Here is a schema to help you understand my problem :
My thoughts :
I currently have a inputs.conf configured on my HF to receive the logs from MS Cloud (with sourcetype set to mscs:azure:eventhub, I think it's compulsory to keep this sourcetype)
Then I created props.conf & transforms.conf but should I put two TRANSFORMS-<class> in order to have two differents transforms depending on the destination ?
My props.conf :
[mscs:azure:eventhub]
TRANSFORMS-anonymize = user-anonymizer
My transforms.conf :
[user-anonymizer]
REGEX = ^(.*?)"\[{\\"UserName\\":[^,]*(.*)
FORMAT = $1"###"$2
DEST_KEY = _raw
Thanks a lot,
Gaétan
You could use CLONE_SOURCETYPE to do a "copy" of your event. It would have to work something like that.

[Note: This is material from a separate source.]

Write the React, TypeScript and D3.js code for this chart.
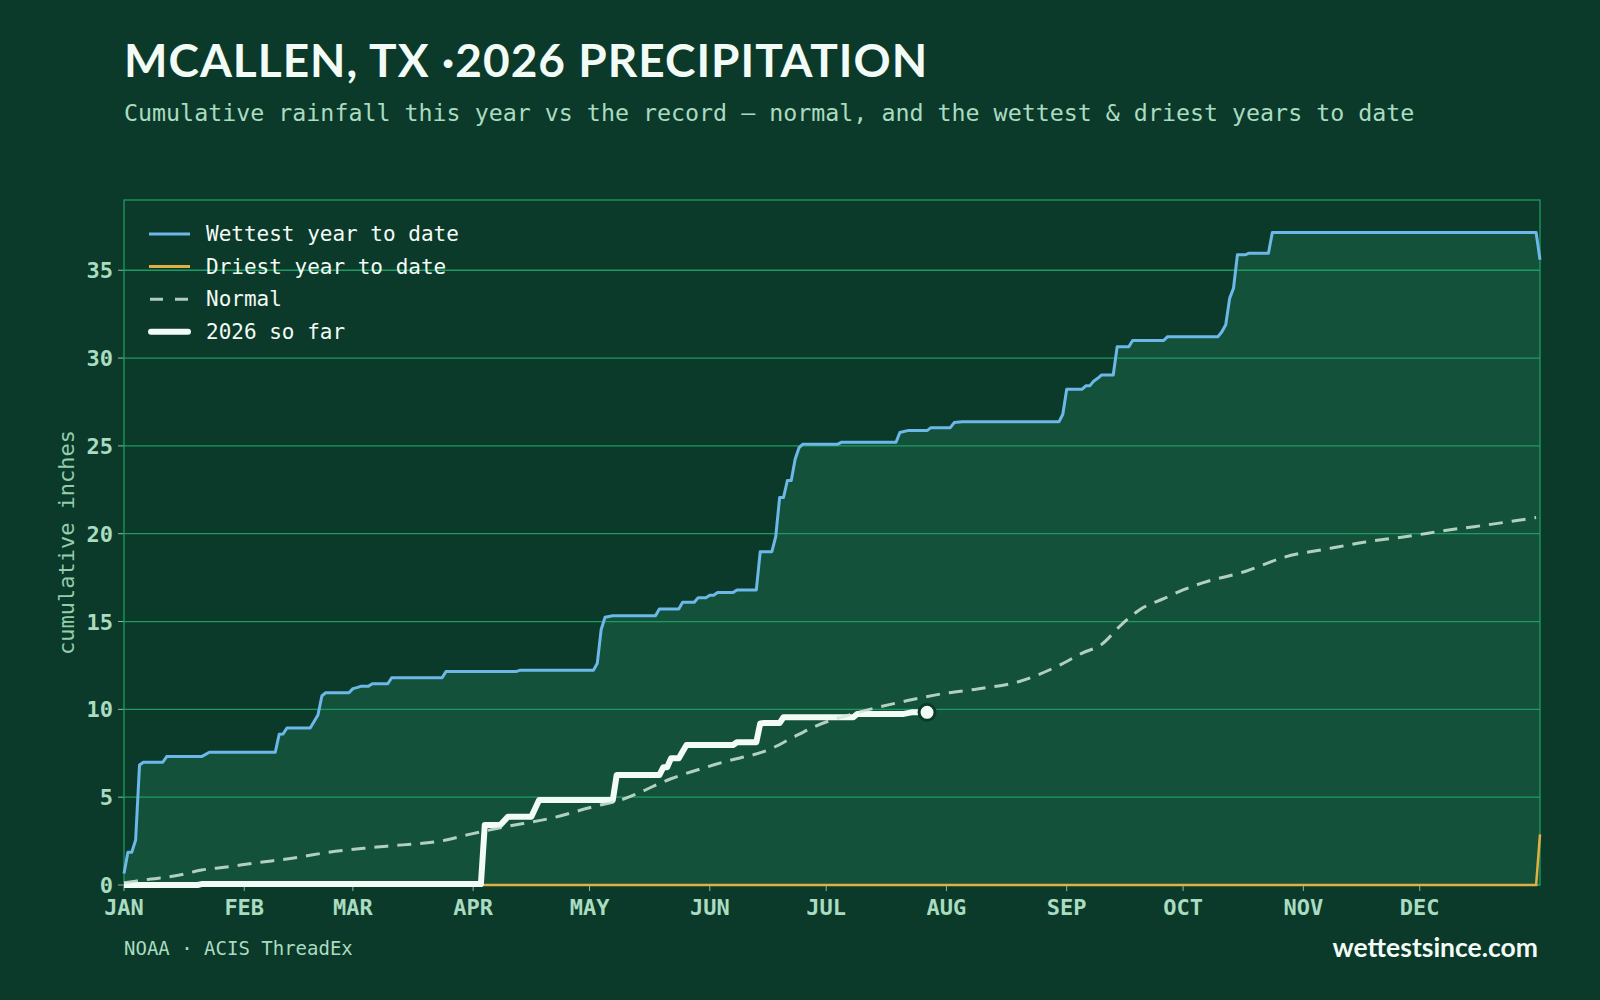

1. Your input provides splunk with an event of a sourcetype - let's say - microsoft:cloud
2. You do a CLONE_SOURCETYPE to a temporary:sourcetype
3a. The microsoft:cloud event goes through all the normal ingest steps and you route it to output1 (or simply don't touch anything if it's your default output
3b. The temporary:sourcetype gets reinserted into the queue, passes all appropriate transforms and at the end is routed to output2 and you rewrite the sourcetype field back to microsoft:cloud.
You could use CLONE_SOURCETYPE to do a "copy" of your event. It would have to work something like that.
1. Your input provides splunk with an event of a sourcetype - let's say - microsoft:cloud
2. You do a CLONE_SOURCETYPE to a temporary:sourcetype
3a. The microsoft:cloud event goes through all the normal ingest steps and you route it to output1 (or simply don't touch anything if it's your default output
3b. The temporary:sourcetype gets reinserted into the queue, passes all appropriate transforms and at the end is routed to output2 and you rewrite the sourcetype field back to microsoft:cloud.
Hello PickleRick, thanks for the answer!
I followed your instructions and it does the job!
Thanks again
Why don't you just anonymize data on index time using SEDCMD?
Anonymize data - Splunk Documentation
Create a an anon app on the indexer that you want the data anonymized and put in the props.conf
in props.conf
[mscs:azure:eventhub] SEDCMD-user_anon = ^(.*?)"\[{\\"UserName\\":[^,]*(.*)
Hello Azeemering, thanks for your answer!
The thing is I need to be sure that the events that leave the HF are already anonymized for compliance reason. And I don't have access to the indexer pool n°2.
Regarding SEDCMD or regular expression is equivalent if I'm not mistaken.